» **Given problem**:
Write out the listing below in full and exactly, leaving out every picture.

» **Data provided**:
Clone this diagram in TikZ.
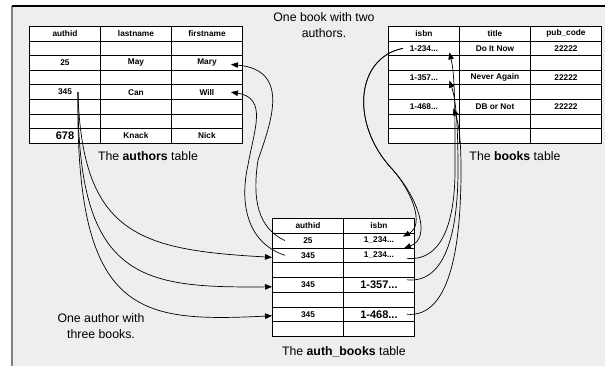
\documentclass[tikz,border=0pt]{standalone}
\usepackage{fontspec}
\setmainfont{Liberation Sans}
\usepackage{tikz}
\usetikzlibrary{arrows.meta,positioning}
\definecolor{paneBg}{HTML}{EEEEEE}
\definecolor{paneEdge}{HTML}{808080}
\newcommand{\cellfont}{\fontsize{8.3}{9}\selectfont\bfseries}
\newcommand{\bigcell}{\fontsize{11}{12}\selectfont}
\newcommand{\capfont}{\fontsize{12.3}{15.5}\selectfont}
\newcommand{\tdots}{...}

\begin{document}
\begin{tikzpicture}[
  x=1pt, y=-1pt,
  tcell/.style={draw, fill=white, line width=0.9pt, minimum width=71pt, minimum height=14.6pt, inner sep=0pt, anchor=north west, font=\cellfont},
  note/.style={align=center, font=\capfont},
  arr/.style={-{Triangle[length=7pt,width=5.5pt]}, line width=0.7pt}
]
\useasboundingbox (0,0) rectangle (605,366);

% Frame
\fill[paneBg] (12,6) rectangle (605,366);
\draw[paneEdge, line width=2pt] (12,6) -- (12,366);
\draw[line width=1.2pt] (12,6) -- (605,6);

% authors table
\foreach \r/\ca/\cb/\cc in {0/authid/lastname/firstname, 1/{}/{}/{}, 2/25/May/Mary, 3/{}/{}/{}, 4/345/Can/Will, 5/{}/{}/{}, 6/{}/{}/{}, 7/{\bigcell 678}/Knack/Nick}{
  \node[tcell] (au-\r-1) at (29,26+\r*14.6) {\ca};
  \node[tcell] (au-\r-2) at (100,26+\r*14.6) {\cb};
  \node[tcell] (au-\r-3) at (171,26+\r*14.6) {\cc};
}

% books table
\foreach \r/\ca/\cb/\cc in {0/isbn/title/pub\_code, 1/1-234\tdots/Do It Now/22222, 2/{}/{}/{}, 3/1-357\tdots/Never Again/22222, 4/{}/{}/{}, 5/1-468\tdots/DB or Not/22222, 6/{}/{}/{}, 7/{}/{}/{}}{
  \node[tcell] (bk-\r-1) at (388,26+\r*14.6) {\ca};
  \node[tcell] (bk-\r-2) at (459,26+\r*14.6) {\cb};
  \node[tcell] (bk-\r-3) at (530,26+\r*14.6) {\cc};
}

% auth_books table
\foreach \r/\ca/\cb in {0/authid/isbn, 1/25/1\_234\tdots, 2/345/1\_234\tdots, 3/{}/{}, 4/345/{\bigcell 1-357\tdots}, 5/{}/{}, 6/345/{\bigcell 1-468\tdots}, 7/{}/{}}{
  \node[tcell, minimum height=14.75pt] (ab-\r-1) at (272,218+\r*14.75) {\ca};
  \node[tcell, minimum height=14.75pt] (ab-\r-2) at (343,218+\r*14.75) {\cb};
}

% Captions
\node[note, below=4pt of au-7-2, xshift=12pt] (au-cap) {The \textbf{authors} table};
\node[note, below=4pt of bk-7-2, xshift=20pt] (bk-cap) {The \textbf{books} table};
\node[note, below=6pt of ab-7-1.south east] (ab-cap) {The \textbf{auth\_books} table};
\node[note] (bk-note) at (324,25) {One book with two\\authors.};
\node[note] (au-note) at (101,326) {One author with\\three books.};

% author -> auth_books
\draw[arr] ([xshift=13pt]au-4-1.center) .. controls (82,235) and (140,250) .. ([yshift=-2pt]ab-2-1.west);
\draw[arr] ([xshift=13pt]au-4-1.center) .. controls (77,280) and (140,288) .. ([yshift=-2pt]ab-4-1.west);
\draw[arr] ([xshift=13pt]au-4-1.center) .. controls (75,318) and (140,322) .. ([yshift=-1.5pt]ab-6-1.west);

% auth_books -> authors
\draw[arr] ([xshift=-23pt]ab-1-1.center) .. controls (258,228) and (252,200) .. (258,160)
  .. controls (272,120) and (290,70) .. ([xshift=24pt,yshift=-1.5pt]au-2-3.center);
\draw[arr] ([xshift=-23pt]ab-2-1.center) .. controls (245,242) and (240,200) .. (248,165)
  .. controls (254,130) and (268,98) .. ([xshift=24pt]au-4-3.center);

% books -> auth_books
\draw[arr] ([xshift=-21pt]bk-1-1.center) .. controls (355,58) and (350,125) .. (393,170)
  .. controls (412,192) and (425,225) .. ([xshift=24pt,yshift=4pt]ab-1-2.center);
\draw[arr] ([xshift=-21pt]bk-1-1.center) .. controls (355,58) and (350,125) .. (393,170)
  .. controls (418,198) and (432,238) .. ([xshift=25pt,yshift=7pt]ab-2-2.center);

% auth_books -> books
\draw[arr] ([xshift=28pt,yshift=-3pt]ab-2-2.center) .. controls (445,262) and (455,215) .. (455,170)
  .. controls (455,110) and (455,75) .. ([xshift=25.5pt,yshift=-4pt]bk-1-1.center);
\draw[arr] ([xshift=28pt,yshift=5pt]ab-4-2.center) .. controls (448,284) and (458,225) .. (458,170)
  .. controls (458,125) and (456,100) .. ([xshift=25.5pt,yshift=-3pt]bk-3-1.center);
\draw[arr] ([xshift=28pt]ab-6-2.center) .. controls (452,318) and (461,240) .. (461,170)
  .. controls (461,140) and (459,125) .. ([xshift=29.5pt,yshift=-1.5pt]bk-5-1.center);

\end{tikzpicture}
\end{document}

» **Answer for this exercise**:
Clone this diagram in TikZ.
\documentclass[tikz,border=0pt]{standalone}
\usepackage{fontspec}
\setmainfont{Liberation Sans}
\usepackage{tikz}
\usetikzlibrary{arrows.meta,positioning}
\definecolor{paneBg}{HTML}{EEEEEE}
\definecolor{paneEdge}{HTML}{808080}
\newcommand{\cellfont}{\fontsize{8.3}{9}\selectfont\bfseries}
\newcommand{\bigcell}{\fontsize{11}{12}\selectfont}
\newcommand{\capfont}{\fontsize{12.3}{15.5}\selectfont}
\newcommand{\tdots}{...}

\begin{document}
\begin{tikzpicture}[
  x=1pt, y=-1pt,
  tcell/.style={draw, fill=white, line width=0.9pt, minimum width=71pt, minimum height=14.6pt, inner sep=0pt, anchor=north west, font=\cellfont},
  note/.style={align=center, font=\capfont},
  arr/.style={-{Triangle[length=7pt,width=5.5pt]}, line width=0.7pt}
]
\useasboundingbox (0,0) rectangle (605,366);

% Frame
\fill[paneBg] (12,6) rectangle (605,366);
\draw[paneEdge, line width=2pt] (12,6) -- (12,366);
\draw[line width=1.2pt] (12,6) -- (605,6);

% authors table
\foreach \r/\ca/\cb/\cc in {0/authid/lastname/firstname, 1/{}/{}/{}, 2/25/May/Mary, 3/{}/{}/{}, 4/345/Can/Will, 5/{}/{}/{}, 6/{}/{}/{}, 7/{\bigcell 678}/Knack/Nick}{
  \node[tcell] (au-\r-1) at (29,26+\r*14.6) {\ca};
  \node[tcell] (au-\r-2) at (100,26+\r*14.6) {\cb};
  \node[tcell] (au-\r-3) at (171,26+\r*14.6) {\cc};
}

% books table
\foreach \r/\ca/\cb/\cc in {0/isbn/title/pub\_code, 1/1-234\tdots/Do It Now/22222, 2/{}/{}/{}, 3/1-357\tdots/Never Again/22222, 4/{}/{}/{}, 5/1-468\tdots/DB or Not/22222, 6/{}/{}/{}, 7/{}/{}/{}}{
  \node[tcell] (bk-\r-1) at (388,26+\r*14.6) {\ca};
  \node[tcell] (bk-\r-2) at (459,26+\r*14.6) {\cb};
  \node[tcell] (bk-\r-3) at (530,26+\r*14.6) {\cc};
}

% auth_books table
\foreach \r/\ca/\cb in {0/authid/isbn, 1/25/1\_234\tdots, 2/345/1\_234\tdots, 3/{}/{}, 4/345/{\bigcell 1-357\tdots}, 5/{}/{}, 6/345/{\bigcell 1-468\tdots}, 7/{}/{}}{
  \node[tcell, minimum height=14.75pt] (ab-\r-1) at (272,218+\r*14.75) {\ca};
  \node[tcell, minimum height=14.75pt] (ab-\r-2) at (343,218+\r*14.75) {\cb};
}

% Captions
\node[note, below=4pt of au-7-2, xshift=12pt] (au-cap) {The \textbf{authors} table};
\node[note, below=4pt of bk-7-2, xshift=20pt] (bk-cap) {The \textbf{books} table};
\node[note, below=6pt of ab-7-1.south east] (ab-cap) {The \textbf{auth\_books} table};
\node[note] (bk-note) at (324,25) {One book with two\\authors.};
\node[note] (au-note) at (101,326) {One author with\\three books.};

% author -> auth_books
\draw[arr] ([xshift=13pt]au-4-1.center) .. controls (82,235) and (140,250) .. ([yshift=-2pt]ab-2-1.west);
\draw[arr] ([xshift=13pt]au-4-1.center) .. controls (77,280) and (140,288) .. ([yshift=-2pt]ab-4-1.west);
\draw[arr] ([xshift=13pt]au-4-1.center) .. controls (75,318) and (140,322) .. ([yshift=-1.5pt]ab-6-1.west);

% auth_books -> authors
\draw[arr] ([xshift=-23pt]ab-1-1.center) .. controls (258,228) and (252,200) .. (258,160)
  .. controls (272,120) and (290,70) .. ([xshift=24pt,yshift=-1.5pt]au-2-3.center);
\draw[arr] ([xshift=-23pt]ab-2-1.center) .. controls (245,242) and (240,200) .. (248,165)
  .. controls (254,130) and (268,98) .. ([xshift=24pt]au-4-3.center);

% books -> auth_books
\draw[arr] ([xshift=-21pt]bk-1-1.center) .. controls (355,58) and (350,125) .. (393,170)
  .. controls (412,192) and (425,225) .. ([xshift=24pt,yshift=4pt]ab-1-2.center);
\draw[arr] ([xshift=-21pt]bk-1-1.center) .. controls (355,58) and (350,125) .. (393,170)
  .. controls (418,198) and (432,238) .. ([xshift=25pt,yshift=7pt]ab-2-2.center);

% auth_books -> books
\draw[arr] ([xshift=28pt,yshift=-3pt]ab-2-2.center) .. controls (445,262) and (455,215) .. (455,170)
  .. controls (455,110) and (455,75) .. ([xshift=25.5pt,yshift=-4pt]bk-1-1.center);
\draw[arr] ([xshift=28pt,yshift=5pt]ab-4-2.center) .. controls (448,284) and (458,225) .. (458,170)
  .. controls (458,125) and (456,100) .. ([xshift=25.5pt,yshift=-3pt]bk-3-1.center);
\draw[arr] ([xshift=28pt]ab-6-2.center) .. controls (452,318) and (461,240) .. (461,170)
  .. controls (461,140) and (459,125) .. ([xshift=29.5pt,yshift=-1.5pt]bk-5-1.center);

\end{tikzpicture}
\end{document}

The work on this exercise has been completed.